As Johns Hopkins political scientist Lilliana Mason explains, one of the best ways to decrease political violence is for public officials to set an example—to avoid violent, dehumanizing rhetoric that signals that physical violence might be acceptable. Unfortunately, the current President of the United States is Donald Trump, who exhorted the January 6 rioters to “fight like hell,” and issued them pardons for criminal convictions after his reelection in 2024. During his first term, Trump frequently used the violent, dehumanizing language that Mason warns against in reference to judges specifically. He said that an Indiana-born judge could not be impartial because he was “Mexican”; argued that rulings by “Obama judges” were making the country unsafe; and generally implied that any judges who didn’t support his attempts to consolidate power and enact a far-right agenda were the enemy.

This trend has continued in his second term. Trump has called Judge James Boasberg, who temporarily blocked the administration from deporting noncitizens to El Salvador, a “radical left lunatic,” and called for his impeachment. Trump’s former-top-advisor-turned-social-media-enemy Elon Musk has gone after judges who have attempted to slow Trump’s assault on the Constitution, including Judge Amir Ali of the U.S. District Court for the District of Columbia, who ordered the administration to release congressionally-allocated funding for the U.S. Agency for International Development. Other Trump advisors have accused judges of engaging in “judicial tyranny” and abusing their power for having the gall to stop Trump from breaking the law whenever he feels like it. 

One strange legal situation that makes Trump and his allies’ attacks on federal judges even more troubling than his attacks on others whom he sees as challenging his authority is the fact that Trump himself is ultimately responsible for federal judges’ safety. This is because the U.S. Marshals Service, the federal agency tasked with providing security to the federal judiciary, does not  report to the federal judiciary. The agency is controlled by the executive branch and reports to Attorney General Pam Bondi, raising the concern that Trump could order them to stop protecting certain (or all) judges.

In response to this risk, Democrats in both the House and Senate have introduced the Maintaining Authority and Restoring Security to Halt the Abuse of Law (MARSHALS) Act, which would move oversight of the U.S. Marshals Service to the judiciary—specifically, to the Chief Justice of the United States, John Roberts, and the U.S. Judicial Conference, the body that sets policy for how federal courts will operate. In the words of Senator Cory Booker of New Jersey, the legislation is needed because the Marshals’ “dual accountability to the executive branch and the judicial branch paves the way toward a constitutional crisis.”

This legislation is, quite obviously, a good idea, and something that would have been good to do back when there was a president in office who opposed political violence. Unfortunately, the likelihood of the current occupant of the White House signing a bill that decreases his power—and, thus, his ability to instill fear in those he perceives as his political enemies—seems low, to say the least.

But the president’s unwillingness to protect members of a co-equal branch of government does not mean that Congress has to go along with it.

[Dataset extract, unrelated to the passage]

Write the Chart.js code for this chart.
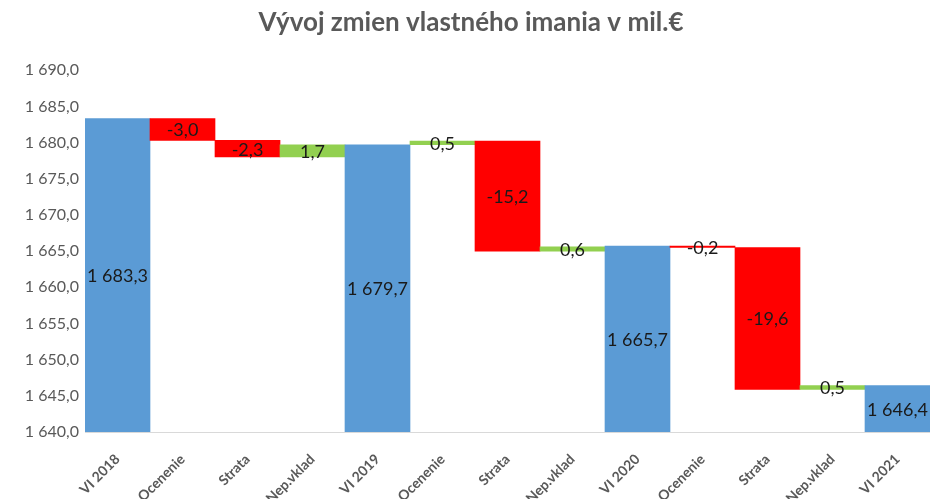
<!DOCTYPE html>
<html>
<head>
<meta charset="utf-8">
<script src="https://cdn.jsdelivr.net/npm/chart.js@4/dist/chart.umd.min.js"></script>
<style>
  html, body { margin: 0; padding: 0; background: #fff; }
  #wrap { width: 930px; height: 499px; }
</style>
</head>
<body>
<div id="wrap"><canvas id="c"></canvas></div>
<script>
const categories = ['VI 2018', 'Ocenenie', 'Strata', 'Nep.vklad', 'VI 2019', 'Ocenenie', 'Strata', 'Nep.vklad', 'VI 2020', 'Ocenenie', 'Strata', 'Nep.vklad', 'VI 2021'];
const values = [1683.3, -3.0, -2.3, 1.7, 1679.7, 0.5, -15.2, 0.6, 1665.7, -0.2, -19.6, 0.5, 1646.4];
const isTotal = [true, false, false, false, true, false, false, false, true, false, false, false, true];
const yTicks = { min: 1640, max: 1690, step: 5 };

// waterfall: totals stand on the axis, changes float from the running total
let running = 0;
const bars = values.map((v, i) => {
    if (isTotal[i]) { running = v; return [yTicks.min, v]; }
    const from = running;
    running = running + v;
    return [from, running];
});
const colors = values.map((v, i) => isTotal[i] ? '#5b9bd5' : (v < 0 ? '#ff0000' : '#92d050'));

function fmt(n) {
    const neg = n < 0;
    const parts = Math.abs(n).toFixed(1).split('.');
    const int = parts[0].replace(/\B(?=(\d{3})+(?!\d))/g, ' ');
    return (neg ? '-' : '') + int + ',' + parts[1];
}

const valueLabels = {
    id: 'valueLabels',
    afterDatasetsDraw(chart) {
        const ctx = chart.ctx;
        const meta = chart.getDatasetMeta(0);
        ctx.save();
        ctx.font = '18px Lato, "Open Sans", sans-serif';
        ctx.fillStyle = '#1a1a1a';
        ctx.textAlign = 'center';
        ctx.textBaseline = 'middle';
        meta.data.forEach((el, i) => {
            const y = chart.scales.y.getPixelForValue((bars[i][0] + bars[i][1]) / 2);
            ctx.fillText(fmt(values[i]), el.x, y + 1);
        });
        ctx.restore();
    }
};

new Chart(document.getElementById('c'), {
    type: 'bar',
    data: {
        labels: categories,
        datasets: [{
            data: bars,
            backgroundColor: colors,
            borderWidth: 0,
            categoryPercentage: 1.0,
            barPercentage: 1.0
        }]
    },
    options: {
        responsive: true,
        maintainAspectRatio: false,
        animation: false,
        layout: { padding: { left: 12, right: 0, top: 0, bottom: 0 } },
        plugins: {
            legend: { display: false },
            tooltip: { enabled: false },
            title: {
                display: true,
                text: 'Vývoj zmien vlastného imania v mil.€',
                color: '#595959',
                font: { family: 'Lato, "Open Sans", sans-serif', size: 26, weight: 'bold' },
                padding: { top: 7, bottom: 32 }
            }
        },
        scales: {
            x: {
                grid: { display: false, drawTicks: false },
                border: { display: true, color: '#d9d9d9', width: 1 },
                ticks: {
                    color: '#595959',
                    font: { family: 'Lato, "Open Sans", sans-serif', size: 14, weight: 'bold' },
                    minRotation: 45,
                    maxRotation: 45,
                    padding: 19
                },
                afterFit(scale) { scale.height = 67; }
            },
            y: {
                min: yTicks.min,
                max: yTicks.max,
                grid: { display: false, drawTicks: false },
                border: { display: false },
                ticks: {
                    stepSize: yTicks.step,
                    color: '#595959',
                    font: { family: 'Lato, "Open Sans", sans-serif', size: 16 },
                    padding: 6,
                    callback: v => fmt(v)
                },
                afterFit(scale) { scale.width = 73; }
            }
        }
    },
    plugins: [valueLabels]
});
</script>
</body>
</html>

Over the last two months, the Supreme Court, which is controlled by a six-justice conservative supermajority,  sided with the Trump administration in nearly 94 percent of cases in which the administration was a party. But the lower courts, and particularly the federal district courts, have proven more willing to hold Trump accountable for his attacks on the rule of law. During the same period, the administration lost over 94 percent of the time in district court and nearly 70 percent of the time in the circuit courts. The lower courts have been among the most important parts of the resistance to authoritarianism of the first five months of Trump’s second term. 

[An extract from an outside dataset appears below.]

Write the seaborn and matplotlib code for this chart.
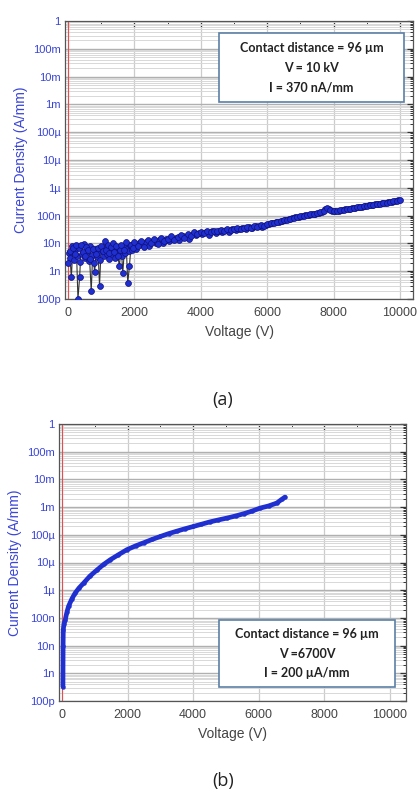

Our collective ability to defend against democratic backsliding will depend on both institutional and noninstitutional checks on the president, and the courts are a crucial part of that effort. To the extent that any Republican lawmakers still believe they have responsibilities other than ceding as much power to Trump as he asks for, supporting this legislation seems like a reasonable ask in a democratic society.

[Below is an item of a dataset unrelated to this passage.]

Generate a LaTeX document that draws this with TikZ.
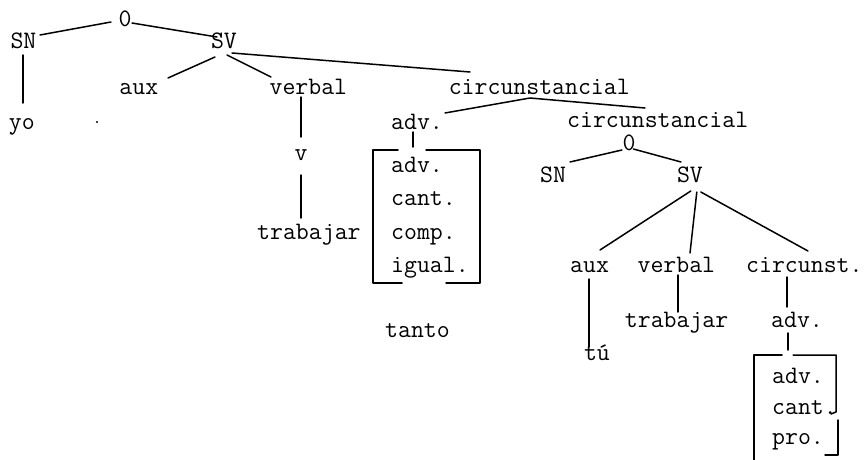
\documentclass[tikz,border=0pt]{standalone}
\usepackage{fontspec}
\usetikzlibrary{calc}
\begin{document}
\begin{tikzpicture}[x=1pt,y=-1pt,
  lbl/.style={anchor=west,inner sep=0pt,text height=14pt,text depth=0pt,
    font=\ttfamily\fontsize{25.1}{25}\selectfont\addfontfeatures{FakeBold=1.4}},
  edge/.style={line width=1.5pt,line cap=round,line join=round}]
\useasboundingbox (0,0) rectangle (865,460);

% first tree
\node[lbl] (O1) at (118.5,20) {0};
\node[lbl] (SN1) at (10.3,42) {SN};
\node[lbl] (SV1) at (210.8,42) {SV};
\node[lbl] (yo) at (8.8,122) {yo};
\node[lbl] (aux1) at (119.2,88) {aux};
\node[lbl] (verbal1) at (269.4,88) {verbal};
\node[lbl] (circ1) at (448.6,88) {circunstancial};
\node[lbl] (adv1) at (391,122) {adv.};
\node[lbl] (circ2) at (567,121) {circunstancial};
\node[lbl] (v) at (294.4,153) {v};
\node[lbl] (trab1) at (257,232) {trabajar};
\node[lbl] (b1a) at (391,165) {adv.};
\node[lbl] (b1b) at (391,198) {cant.};
\node[lbl] (b1c) at (391,232) {comp.};
\node[lbl] (b1d) at (391,265) {igual.};
\node[lbl] (tanto) at (385,330) {tanto};

% embedded clause
\node[lbl] (O2) at (622.4,143) {0};
\node[lbl] (SN2) at (540,175) {SN};
\node[lbl] (SV2) at (676.8,175) {SV};
\node[lbl] (aux2) at (570,265) {aux};
\node[lbl] (verbal2) at (637.4,265) {verbal};
\node[lbl] (circ3) at (746,265) {circunst.};
\node[lbl] (trab2) at (624.7,320) {trabajar};
\node[lbl] (adv2) at (771,320) {adv.};
\node[lbl] (tu) at (583.8,353) {tú};
\node[lbl] (b2a) at (772,376) {adv.};
\node[lbl] (b2b) at (772,407) {cant.};
\node[lbl] (b2c) at (772,437) {pro.};

\fill (97,122) circle (1.2);

% branches of the first tree
\draw[edge] ($(SN1.west)+(29.7,-7)$) -- ($(O1.west)+(-7.5,2)$);
\draw[edge] ($(O1.west)+(13.5,3)$) -- ($(SV1.west)+(6.2,-5)$);
\draw[edge] ($(SN1.west)+(12.7,13)$) -- ($(yo.west)+(14.2,-19)$);
\draw[edge] ($(SV1.west)+(4.2,15)$) -- ($(aux1.west)+(48.8,-10)$);
\draw[edge] ($(SV1.west)+(16.2,13)$) -- ($(verbal1.west)+(1.6,-11)$);
\draw[edge] ($(SV1.west)+(21.2,11)$) -- ($(circ1.west)+(21.4,-16)$);
\draw[edge] ($(verbal1.west)+(31.6,9)$) -- ($(v.west)+(6.6,-16)$);
\draw[edge] ($(v.west)+(6.6,22)$) -- ($(trab1.west)+(44,-14)$);
\draw[edge] ($(adv1.west)+(54,-9)$) -- ($(circ1.west)+(81.4,10)$)
  -- ($(circ2.west)+(78,-13)$);
\draw[edge] ($(adv1.west)+(22,10)$) -- ($(b1a.west)+(22,-18)$);

% bracket round the first feature list
\draw[edge] ($(b1a.west)+(7,-15)$) -- ($(b1a.west)+(-18,-15)$)
  -- ($(b1d.west)+(-18,18)$) -- ($(b1d.west)+(11,18)$);
\draw[edge] ($(b1a.west)+(35,-15)$) -- ($(b1a.west)+(89,-15)$)
  -- ($(b1d.west)+(89,18)$) -- ($(b1d.west)+(55,18)$);

% branches of the embedded clause
\draw[edge] ($(O2.west)+(-0.5,7)$) -- ($(SN2.west)+(30,-13)$);
\draw[edge] ($(O2.west)+(11,6)$) -- ($(SV2.west)+(4.2,-13)$);
\draw[edge] ($(SV2.west)+(14,16)$) -- ($(aux2.west)+(30,-15)$);
\draw[edge] ($(SV2.west)+(20,17)$) -- ($(verbal2.west)+(52.6,-12)$);
\draw[edge] ($(SV2.west)+(24,17)$) -- ($(circ3.west)+(62,-14)$);
\draw[edge] ($(aux2.west)+(19,14)$) -- ($(tu.west)+(5.2,-6)$);
\draw[edge] ($(verbal2.west)+(40.6,10)$) -- ($(trab2.west)+(53.3,-8)$);
\draw[edge] ($(circ3.west)+(41,12)$) -- ($(adv2.west)+(16,-13)$);
\draw[edge] ($(adv2.west)+(17,13)$) -- ($(b2a.west)+(16,-26)$);

% bracket round the second feature list
\draw[edge] ($(b2a.west)+(10,-21)$) -- ($(b2a.west)+(-18,-21)$)
  -- ($(b2c.west)+(-18,23)$);
\draw[edge] ($(b2a.west)+(21,-21)$) -- ($(b2a.west)+(64,-21)$)
  -- ($(b2b.west)+(64,5)$) -- ($(b2b.west)+(59,7)$);
\draw[edge] ($(b2b.west)+(66,13)$) -- ($(b2c.west)+(66,18)$)
  -- ($(b2c.west)+(53,18)$);
\end{tikzpicture}
\end{document}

Trump knows this—it’s part of what caused him to move quickly to target lawyers at big firms this time around. And while he might not be able to target judges in precisely the same way, he can raise the temperature in the environment in which they’re operating. Lawmakers need to ensure that judges don’t have to choose between doing their jobs and risking their safety and that of their families. Taking control of their security out of Trump’s hands, ensuring that upholding the law doesn’t require extraordinary levels of bravery, is a good place to start.